What might have been the most timely column of Roanoke Skies concerned the doomsday scenarios resulting from the end of the extremely long Baktun counting cycle of the Mayan calendar. Many strange statements were issued without any evidence by unbelievable people who often said they were revealing what “the experts don’t want you to hear.” The column raised the idea of credibility, something that, unfortunately, is not often considered when evaluating important statements today. From the September 2012 Roanoke Skies:
Credibility. This word has become lost in the rhetoric associated with the major issues of our day. That’s bad because it is an important quality demonstrated by someone who we regard as an authority on a particular subject. We rely on reputable people who are more experienced and more knowledgeable than we to keep us informed so we can make rational decisions on complex topics.
What makes someone credible? The credible person has extensive knowledge and training in his or her field, and is adept at accurately and clearly explaining the issue. The credible person has earned the respect of his or her peers. The credible person has a history of presenting truthful information. The credible person understands the full scope of the subject at hand and is familiar with its associated disciplines.
The credible person does not use emotional buzz words nor states vague generalities. The credible person speaks to the point using verifiable information, and does not hide possible conflicts of interest.
Continuing from that September 2012 column, self-styled experts claimed that in December 2012:
The sun aligns with the center of the Milky Way galaxy causing it and Earth to be pulled in that direction. Massive earthquakes and a flipping of our planet’s magnetic field result.
A large body, possibly a comet or the mythical planet Nibiru, approaches too closely to Earth, perhaps colliding with it.
An undisclosed planetary alignment occurs, igniting massive solar flares which create mayhem on our home world.

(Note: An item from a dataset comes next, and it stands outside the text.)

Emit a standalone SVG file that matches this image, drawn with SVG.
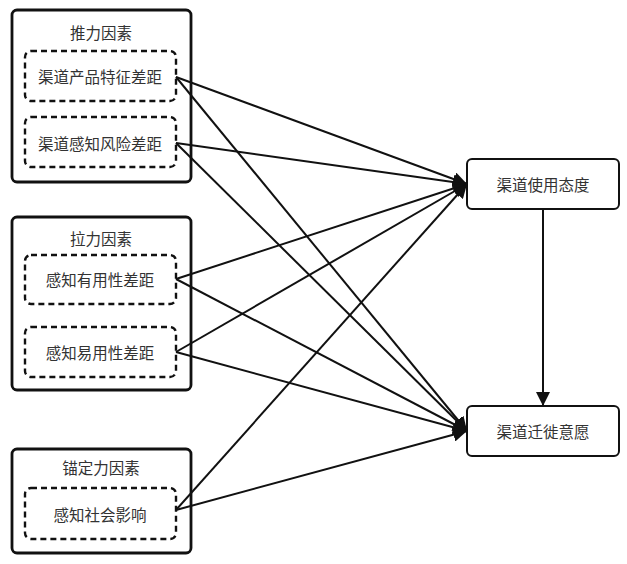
<svg xmlns="http://www.w3.org/2000/svg" width="627" height="564" viewBox="0 0 627 564">
<style>
.outer{fill:#fff;stroke:#111;stroke-width:2.8}
.dash{fill:#fff;stroke:#111;stroke-width:2.4;stroke-dasharray:6 4}
.box{fill:#fff;stroke:#111;stroke-width:2}
.t{font-family:"Noto Sans CJK SC","Noto Sans",sans-serif;font-size:15.5px;fill:#333;text-anchor:middle;dominant-baseline:central}
.c{stroke:#111;stroke-width:2;fill:none;marker-end:url(#ah)}
</style>
<defs>
<marker id="ah" viewBox="0 0 10 10" refX="10" refY="5" markerWidth="7" markerHeight="7" orient="auto" markerUnits="strokeWidth">
<path d="M0,0 L10,5 L0,10 z" fill="#111"/>
</marker>
</defs>
<rect width="627" height="564" fill="#fff"/>
<g id="push">
<rect class="outer" x="12" y="10" width="179" height="172" rx="5"/>
<text class="t" x="101" y="32">推力因素</text>
</g>
<g id="n1">
<rect class="dash" x="25" y="51" width="151" height="50" rx="6"/>
<text class="t" x="100" y="76">渠道产品特征差距</text>
</g>
<g id="n2">
<rect class="dash" x="25" y="117" width="151" height="50" rx="6"/>
<text class="t" x="100" y="143">渠道感知风险差距</text>
</g>
<g id="pull">
<rect class="outer" x="12" y="217" width="179" height="173" rx="5"/>
<text class="t" x="101" y="238">拉力因素</text>
</g>
<g id="n3">
<rect class="dash" x="25" y="255" width="151" height="49" rx="6"/>
<text class="t" x="100" y="279">感知有用性差距</text>
</g>
<g id="n4">
<rect class="dash" x="25" y="327" width="151" height="50" rx="6"/>
<text class="t" x="100" y="352">感知易用性差距</text>
</g>
<g id="anchor">
<rect class="outer" x="12" y="449" width="179" height="104" rx="5"/>
<text class="t" x="101" y="467">锚定力因素</text>
</g>
<g id="n5">
<rect class="dash" x="25" y="488" width="151" height="51" rx="6"/>
<text class="t" x="100" y="514">感知社会影响</text>
</g>
<g id="attitude">
<rect class="box" x="467" y="159" width="152" height="50" rx="5"/>
<text class="t" x="543" y="184">渠道使用态度</text>
</g>
<g id="intention">
<rect class="box" x="467" y="406" width="152" height="50" rx="5"/>
<text class="t" x="543" y="431">渠道迁徙意愿</text>
</g>
<g id="connectors">
<line class="c" x1="176" y1="77" x2="467" y2="184"/>
<line class="c" x1="176" y1="77" x2="467" y2="431"/>
<line class="c" x1="176" y1="143" x2="467" y2="184"/>
<line class="c" x1="176" y1="143" x2="467" y2="431"/>
<line class="c" x1="176" y1="279" x2="467" y2="184"/>
<line class="c" x1="176" y1="279" x2="467" y2="431"/>
<line class="c" x1="176" y1="352" x2="467" y2="184"/>
<line class="c" x1="176" y1="352" x2="467" y2="431"/>
<line class="c" x1="176" y1="510" x2="467" y2="184"/>
<line class="c" x1="176" y1="510" x2="467" y2="431"/>
<line class="c" x1="543" y1="209" x2="543" y2="406"/>
</g>
</svg>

No credible person offered any evidence supporting those assertions because there was none. Only unsubstantiated statements by questionable spokespeople were produced. The result: Purveyors of doom looked foolish when Earth suffered no ill effects.
Such was a time in 1997.
Followers of the cult, “Heavens Gate,” claimed that an alien space ship trailed the much anticipated Comet Hale-Bopp as it moved into the inner solar system. The extra–terrestrial visitors were said to transport the spirits of the group’s members onto the ship. No evidence in support of this was ever given because there was none, only unverifiable, nonsensical statements. The tragic result: thirty-two people took their own lives by poisoning themselves.

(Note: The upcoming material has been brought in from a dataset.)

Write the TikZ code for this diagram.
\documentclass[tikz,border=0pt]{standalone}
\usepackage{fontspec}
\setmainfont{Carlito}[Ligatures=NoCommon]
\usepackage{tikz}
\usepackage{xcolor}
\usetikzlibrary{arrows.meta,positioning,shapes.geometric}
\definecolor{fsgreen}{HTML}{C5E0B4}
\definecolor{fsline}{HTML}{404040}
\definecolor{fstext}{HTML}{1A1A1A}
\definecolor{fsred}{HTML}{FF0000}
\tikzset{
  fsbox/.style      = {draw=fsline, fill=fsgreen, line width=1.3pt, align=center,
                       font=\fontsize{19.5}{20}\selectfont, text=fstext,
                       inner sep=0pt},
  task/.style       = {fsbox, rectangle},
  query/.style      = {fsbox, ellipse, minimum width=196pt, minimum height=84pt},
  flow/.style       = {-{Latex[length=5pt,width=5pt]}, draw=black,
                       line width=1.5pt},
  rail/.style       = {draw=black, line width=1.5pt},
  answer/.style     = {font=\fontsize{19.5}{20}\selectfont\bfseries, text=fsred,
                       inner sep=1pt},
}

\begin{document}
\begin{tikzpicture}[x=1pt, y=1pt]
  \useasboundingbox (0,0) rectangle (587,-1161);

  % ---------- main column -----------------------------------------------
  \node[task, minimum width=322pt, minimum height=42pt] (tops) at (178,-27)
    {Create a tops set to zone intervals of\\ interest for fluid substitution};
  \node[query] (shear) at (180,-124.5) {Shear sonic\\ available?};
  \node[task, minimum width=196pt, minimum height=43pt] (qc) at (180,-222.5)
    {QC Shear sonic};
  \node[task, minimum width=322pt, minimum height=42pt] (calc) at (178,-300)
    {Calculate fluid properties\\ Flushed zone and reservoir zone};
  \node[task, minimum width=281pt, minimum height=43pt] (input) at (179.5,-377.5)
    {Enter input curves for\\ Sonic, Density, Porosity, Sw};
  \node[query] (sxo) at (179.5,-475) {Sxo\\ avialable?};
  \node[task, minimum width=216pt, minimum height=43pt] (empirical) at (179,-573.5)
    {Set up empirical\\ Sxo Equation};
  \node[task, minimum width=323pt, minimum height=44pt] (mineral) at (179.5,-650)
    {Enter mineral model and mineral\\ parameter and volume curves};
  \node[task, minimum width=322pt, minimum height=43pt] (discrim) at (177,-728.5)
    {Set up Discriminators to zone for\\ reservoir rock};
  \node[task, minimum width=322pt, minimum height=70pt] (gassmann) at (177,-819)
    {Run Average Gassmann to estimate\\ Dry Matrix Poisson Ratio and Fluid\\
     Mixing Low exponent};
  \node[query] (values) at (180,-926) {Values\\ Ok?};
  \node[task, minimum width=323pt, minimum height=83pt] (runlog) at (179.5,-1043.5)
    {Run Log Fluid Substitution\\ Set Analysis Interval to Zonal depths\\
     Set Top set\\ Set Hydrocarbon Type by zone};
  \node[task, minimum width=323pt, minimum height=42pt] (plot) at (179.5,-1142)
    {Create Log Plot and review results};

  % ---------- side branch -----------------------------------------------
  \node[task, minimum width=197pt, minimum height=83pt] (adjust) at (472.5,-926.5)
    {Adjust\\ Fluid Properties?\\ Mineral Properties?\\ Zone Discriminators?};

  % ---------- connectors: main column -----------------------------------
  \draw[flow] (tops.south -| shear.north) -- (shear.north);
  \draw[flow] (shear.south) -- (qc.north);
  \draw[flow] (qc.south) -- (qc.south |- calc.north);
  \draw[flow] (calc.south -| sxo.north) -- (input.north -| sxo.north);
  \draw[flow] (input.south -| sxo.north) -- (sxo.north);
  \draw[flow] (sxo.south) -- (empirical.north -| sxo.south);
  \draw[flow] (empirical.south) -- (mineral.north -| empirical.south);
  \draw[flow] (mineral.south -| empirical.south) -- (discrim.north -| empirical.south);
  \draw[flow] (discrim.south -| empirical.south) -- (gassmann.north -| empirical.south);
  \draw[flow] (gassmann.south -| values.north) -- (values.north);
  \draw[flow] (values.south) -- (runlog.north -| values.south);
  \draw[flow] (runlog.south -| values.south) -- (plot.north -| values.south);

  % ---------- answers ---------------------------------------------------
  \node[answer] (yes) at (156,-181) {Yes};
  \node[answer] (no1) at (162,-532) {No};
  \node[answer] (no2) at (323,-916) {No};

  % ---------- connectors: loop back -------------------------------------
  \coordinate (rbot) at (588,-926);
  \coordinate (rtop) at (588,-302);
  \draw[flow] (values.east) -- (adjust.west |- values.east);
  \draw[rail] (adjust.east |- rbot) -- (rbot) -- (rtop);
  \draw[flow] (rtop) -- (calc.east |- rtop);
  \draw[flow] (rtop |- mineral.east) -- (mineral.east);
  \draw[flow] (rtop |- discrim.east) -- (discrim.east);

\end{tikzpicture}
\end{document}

Such was not a time ten years ago.
A small research team of NASA scientists released a report asserting that extremely small and unusually shaped mineral deposits discovered by robotic rovers on Mars were caused by ancient microbial life, perhaps being actual microscopic fossils. They presented their data, procedures, and conclusions. The result: other teams of experts – all credible scientists – critically examined the evidence, and concluded that the formations were more likely due to natural geologic processes than due to ancient microscopic life. Disappointing? Yes, but that is what the evidence indicated, the same evidence that the credible person can not ignore.
When evaluating any claims, the credible person – whether a member of the Hubble Space Telescope science team, or a government leader responding to a global bio-medical emergency, or the critic of a political process – will always ask, “Show me the evidence.” Not to do so can lead to folly, tragic or otherwise.
Goss is the past president of the Astronomical League.